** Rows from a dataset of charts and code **
--- BEGIN ---

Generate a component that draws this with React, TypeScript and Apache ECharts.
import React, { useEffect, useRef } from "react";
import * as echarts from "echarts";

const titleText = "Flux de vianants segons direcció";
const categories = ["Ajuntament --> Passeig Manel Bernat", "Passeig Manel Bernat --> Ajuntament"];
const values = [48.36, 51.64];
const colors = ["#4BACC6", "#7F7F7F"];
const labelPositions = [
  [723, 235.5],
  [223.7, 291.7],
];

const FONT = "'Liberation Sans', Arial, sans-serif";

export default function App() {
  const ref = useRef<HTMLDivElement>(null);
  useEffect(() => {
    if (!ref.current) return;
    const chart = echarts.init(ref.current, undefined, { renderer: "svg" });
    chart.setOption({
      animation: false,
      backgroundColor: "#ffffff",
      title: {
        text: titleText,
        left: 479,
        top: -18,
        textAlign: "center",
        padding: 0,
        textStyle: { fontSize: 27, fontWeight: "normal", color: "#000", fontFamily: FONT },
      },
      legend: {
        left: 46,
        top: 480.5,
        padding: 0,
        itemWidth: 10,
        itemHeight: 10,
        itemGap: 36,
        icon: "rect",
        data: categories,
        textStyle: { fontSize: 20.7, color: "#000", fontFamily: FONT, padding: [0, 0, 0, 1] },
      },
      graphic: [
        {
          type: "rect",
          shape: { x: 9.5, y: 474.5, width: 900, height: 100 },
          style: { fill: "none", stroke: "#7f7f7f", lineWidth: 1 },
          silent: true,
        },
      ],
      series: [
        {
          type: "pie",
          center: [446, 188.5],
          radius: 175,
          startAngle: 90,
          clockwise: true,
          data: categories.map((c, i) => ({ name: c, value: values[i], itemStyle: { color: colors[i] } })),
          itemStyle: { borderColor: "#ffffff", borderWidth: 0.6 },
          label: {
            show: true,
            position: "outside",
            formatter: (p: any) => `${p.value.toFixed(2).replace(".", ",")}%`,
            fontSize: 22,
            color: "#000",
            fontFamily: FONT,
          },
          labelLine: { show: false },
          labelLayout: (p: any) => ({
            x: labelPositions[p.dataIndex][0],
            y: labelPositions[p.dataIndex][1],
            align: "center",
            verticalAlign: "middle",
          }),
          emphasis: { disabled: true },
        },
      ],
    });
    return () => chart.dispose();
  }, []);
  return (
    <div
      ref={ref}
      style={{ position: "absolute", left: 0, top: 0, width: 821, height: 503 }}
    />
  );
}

--- END ---
--- BEGIN ---

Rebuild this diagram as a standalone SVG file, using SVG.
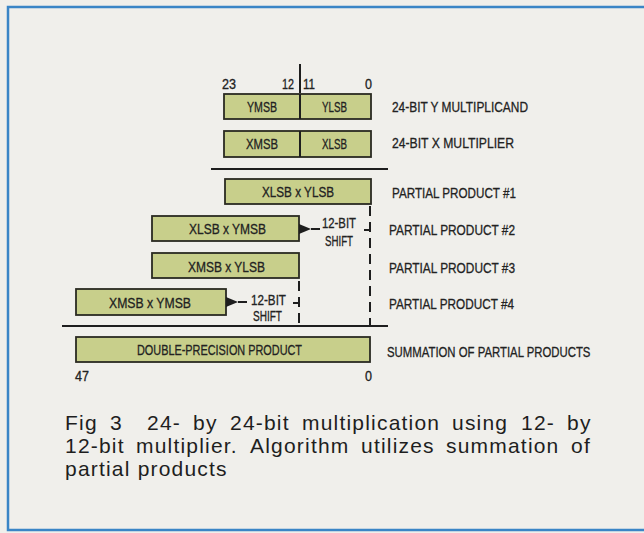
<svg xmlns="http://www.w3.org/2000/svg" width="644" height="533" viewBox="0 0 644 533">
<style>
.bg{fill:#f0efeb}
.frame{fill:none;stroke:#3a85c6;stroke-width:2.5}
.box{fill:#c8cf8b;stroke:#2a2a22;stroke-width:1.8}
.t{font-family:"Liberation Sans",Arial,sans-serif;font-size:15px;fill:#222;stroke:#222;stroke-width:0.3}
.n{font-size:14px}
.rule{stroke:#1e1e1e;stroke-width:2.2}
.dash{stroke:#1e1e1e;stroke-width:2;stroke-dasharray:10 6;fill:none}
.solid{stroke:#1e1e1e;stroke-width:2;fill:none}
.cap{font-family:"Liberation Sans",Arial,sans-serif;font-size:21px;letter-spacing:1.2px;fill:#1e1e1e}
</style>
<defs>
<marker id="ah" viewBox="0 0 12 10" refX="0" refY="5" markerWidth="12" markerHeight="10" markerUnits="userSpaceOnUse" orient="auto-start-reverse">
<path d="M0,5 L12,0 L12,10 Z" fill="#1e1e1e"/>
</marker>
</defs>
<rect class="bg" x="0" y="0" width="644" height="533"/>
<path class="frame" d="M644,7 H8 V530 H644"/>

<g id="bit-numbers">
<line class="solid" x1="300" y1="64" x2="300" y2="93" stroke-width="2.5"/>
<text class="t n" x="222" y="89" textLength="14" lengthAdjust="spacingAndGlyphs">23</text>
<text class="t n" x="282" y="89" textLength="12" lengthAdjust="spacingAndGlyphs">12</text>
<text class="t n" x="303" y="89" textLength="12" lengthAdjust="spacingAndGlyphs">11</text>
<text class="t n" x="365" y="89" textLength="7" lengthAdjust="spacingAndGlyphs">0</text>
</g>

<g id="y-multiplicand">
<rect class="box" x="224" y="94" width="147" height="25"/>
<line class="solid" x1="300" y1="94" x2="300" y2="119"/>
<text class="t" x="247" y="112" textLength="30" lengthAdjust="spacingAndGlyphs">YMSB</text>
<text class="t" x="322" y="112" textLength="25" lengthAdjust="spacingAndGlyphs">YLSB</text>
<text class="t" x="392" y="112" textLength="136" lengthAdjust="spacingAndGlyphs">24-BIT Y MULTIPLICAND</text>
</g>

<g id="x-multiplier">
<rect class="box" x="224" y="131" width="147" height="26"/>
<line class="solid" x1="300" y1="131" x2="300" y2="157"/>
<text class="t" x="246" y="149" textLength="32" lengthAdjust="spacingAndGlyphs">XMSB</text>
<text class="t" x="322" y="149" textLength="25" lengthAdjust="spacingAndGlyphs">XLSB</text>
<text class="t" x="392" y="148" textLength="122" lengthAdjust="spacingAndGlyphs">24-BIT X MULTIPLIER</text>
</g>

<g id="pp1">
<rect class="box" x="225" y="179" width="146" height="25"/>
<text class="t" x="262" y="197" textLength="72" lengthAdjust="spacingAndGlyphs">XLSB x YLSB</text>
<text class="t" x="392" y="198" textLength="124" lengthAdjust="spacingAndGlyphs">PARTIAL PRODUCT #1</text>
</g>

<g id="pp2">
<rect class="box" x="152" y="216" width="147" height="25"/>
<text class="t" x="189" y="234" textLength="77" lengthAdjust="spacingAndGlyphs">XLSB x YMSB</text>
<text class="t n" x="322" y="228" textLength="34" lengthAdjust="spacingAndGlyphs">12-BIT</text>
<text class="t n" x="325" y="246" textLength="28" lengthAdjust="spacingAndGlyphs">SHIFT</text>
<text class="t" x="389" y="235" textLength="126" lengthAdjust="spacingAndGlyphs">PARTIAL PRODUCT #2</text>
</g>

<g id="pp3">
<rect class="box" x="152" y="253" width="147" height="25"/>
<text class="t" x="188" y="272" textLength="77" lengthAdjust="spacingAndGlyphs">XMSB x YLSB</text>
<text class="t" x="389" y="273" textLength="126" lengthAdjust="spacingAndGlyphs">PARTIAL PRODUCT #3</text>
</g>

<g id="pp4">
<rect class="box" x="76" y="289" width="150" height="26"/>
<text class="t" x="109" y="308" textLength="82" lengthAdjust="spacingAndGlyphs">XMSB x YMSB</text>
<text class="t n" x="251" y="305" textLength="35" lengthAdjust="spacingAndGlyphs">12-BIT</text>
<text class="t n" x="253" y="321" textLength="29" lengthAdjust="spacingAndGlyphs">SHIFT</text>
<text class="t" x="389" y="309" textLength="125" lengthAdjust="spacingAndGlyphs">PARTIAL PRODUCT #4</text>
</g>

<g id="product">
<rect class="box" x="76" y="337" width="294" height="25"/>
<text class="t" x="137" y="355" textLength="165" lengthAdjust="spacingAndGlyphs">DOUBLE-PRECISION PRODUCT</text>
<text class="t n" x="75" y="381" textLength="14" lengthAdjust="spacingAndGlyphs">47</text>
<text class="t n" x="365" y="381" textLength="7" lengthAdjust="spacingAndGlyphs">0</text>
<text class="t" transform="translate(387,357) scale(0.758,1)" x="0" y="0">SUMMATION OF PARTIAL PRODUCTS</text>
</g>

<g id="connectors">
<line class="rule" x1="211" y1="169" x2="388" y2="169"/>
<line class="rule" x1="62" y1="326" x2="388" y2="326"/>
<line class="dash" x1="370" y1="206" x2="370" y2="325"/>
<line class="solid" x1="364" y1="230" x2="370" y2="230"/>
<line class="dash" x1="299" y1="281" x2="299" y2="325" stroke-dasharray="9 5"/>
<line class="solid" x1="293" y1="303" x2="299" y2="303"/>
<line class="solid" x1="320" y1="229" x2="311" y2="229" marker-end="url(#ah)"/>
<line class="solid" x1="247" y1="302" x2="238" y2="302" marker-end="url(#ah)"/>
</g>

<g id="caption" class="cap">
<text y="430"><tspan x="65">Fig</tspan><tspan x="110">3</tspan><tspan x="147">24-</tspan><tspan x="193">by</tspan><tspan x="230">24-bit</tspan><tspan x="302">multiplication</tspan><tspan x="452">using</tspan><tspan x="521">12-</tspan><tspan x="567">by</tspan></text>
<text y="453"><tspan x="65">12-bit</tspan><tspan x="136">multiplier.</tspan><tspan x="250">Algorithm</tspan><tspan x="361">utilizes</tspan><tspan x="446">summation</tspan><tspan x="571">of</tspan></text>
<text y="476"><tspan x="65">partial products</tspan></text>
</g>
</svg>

--- END ---
--- BEGIN ---

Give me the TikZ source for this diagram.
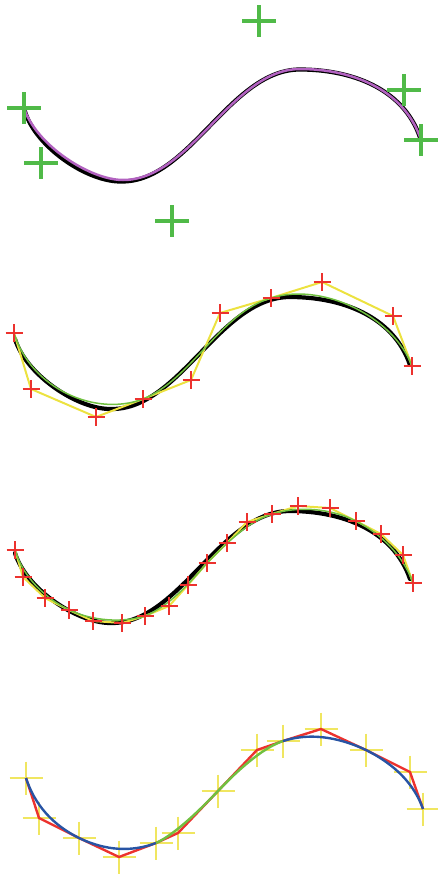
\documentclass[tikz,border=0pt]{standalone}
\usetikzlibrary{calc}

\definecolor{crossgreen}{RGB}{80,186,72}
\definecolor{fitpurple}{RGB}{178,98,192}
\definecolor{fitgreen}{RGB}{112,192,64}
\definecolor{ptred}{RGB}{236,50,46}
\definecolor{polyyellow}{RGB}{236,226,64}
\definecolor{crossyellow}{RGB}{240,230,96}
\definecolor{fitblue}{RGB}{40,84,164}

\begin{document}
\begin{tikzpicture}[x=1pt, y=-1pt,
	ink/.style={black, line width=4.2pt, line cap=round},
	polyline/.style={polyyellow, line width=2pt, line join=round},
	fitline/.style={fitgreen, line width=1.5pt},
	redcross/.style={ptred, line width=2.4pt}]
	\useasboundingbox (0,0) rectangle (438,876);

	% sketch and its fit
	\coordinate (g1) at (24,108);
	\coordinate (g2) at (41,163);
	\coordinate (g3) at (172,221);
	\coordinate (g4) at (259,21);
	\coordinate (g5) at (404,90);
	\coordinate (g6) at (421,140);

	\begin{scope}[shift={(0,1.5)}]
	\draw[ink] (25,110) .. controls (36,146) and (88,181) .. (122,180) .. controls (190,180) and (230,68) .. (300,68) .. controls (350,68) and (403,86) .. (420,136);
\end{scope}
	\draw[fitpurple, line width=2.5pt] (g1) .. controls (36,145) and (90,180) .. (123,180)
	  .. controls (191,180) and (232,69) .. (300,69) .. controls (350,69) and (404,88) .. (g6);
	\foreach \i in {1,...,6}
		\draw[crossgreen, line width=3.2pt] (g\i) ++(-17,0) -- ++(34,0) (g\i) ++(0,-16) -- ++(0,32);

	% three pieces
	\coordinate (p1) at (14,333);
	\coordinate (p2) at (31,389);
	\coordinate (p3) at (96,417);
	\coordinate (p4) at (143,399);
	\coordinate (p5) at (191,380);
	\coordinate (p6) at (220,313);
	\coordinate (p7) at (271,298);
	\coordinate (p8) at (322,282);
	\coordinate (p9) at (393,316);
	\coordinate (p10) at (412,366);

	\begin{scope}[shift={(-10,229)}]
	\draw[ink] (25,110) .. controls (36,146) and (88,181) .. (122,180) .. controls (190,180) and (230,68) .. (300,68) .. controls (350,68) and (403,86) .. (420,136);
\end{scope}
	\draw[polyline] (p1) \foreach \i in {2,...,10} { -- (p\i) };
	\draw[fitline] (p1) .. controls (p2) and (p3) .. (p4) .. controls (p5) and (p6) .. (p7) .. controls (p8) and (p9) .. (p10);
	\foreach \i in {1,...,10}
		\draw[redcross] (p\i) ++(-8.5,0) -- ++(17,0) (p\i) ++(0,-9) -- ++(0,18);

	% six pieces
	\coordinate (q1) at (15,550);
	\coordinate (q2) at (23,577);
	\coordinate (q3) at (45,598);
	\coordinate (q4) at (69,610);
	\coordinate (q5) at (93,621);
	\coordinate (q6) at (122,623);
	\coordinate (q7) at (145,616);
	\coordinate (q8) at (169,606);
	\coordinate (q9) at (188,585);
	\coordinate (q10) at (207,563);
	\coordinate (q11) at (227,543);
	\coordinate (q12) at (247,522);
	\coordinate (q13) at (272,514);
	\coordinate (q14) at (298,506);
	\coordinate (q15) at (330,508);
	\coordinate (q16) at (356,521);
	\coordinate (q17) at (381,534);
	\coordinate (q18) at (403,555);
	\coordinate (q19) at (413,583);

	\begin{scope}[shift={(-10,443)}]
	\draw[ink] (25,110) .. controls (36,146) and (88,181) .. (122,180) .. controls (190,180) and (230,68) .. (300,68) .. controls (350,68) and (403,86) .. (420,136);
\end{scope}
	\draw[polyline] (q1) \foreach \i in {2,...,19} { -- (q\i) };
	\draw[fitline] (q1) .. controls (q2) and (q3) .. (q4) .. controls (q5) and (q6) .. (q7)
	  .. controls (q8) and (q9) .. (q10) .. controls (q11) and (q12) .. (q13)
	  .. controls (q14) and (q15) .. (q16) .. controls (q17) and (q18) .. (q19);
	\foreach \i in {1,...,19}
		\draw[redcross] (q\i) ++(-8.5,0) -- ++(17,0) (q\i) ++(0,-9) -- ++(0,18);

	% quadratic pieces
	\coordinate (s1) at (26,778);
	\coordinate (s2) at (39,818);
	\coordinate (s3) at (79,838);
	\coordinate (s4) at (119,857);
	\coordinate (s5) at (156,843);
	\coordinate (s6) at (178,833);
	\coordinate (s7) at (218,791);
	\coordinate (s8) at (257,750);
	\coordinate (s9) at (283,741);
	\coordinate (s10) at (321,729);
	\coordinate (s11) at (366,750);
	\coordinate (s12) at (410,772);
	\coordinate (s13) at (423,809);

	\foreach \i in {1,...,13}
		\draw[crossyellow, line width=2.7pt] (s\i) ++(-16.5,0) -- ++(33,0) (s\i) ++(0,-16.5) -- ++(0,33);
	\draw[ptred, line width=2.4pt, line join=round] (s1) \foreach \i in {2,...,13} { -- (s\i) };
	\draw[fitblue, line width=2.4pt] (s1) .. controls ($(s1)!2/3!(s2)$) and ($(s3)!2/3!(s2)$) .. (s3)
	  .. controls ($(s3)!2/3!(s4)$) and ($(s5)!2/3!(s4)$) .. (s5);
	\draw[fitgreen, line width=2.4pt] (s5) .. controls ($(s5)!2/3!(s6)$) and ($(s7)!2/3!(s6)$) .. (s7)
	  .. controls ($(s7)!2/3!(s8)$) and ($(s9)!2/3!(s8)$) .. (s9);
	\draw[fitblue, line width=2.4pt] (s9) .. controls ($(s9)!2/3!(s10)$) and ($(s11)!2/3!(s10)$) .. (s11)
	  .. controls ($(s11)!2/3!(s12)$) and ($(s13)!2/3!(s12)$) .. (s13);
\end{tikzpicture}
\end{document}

--- END ---

Nothing but the lines from the one with "Generate a component" through the one with "import * as" should be repeated, and each exactly.

Generate a component that draws this with React, TypeScript and Apache ECharts.
import React, { useEffect, useRef } from "react";
import * as echarts from "echarts";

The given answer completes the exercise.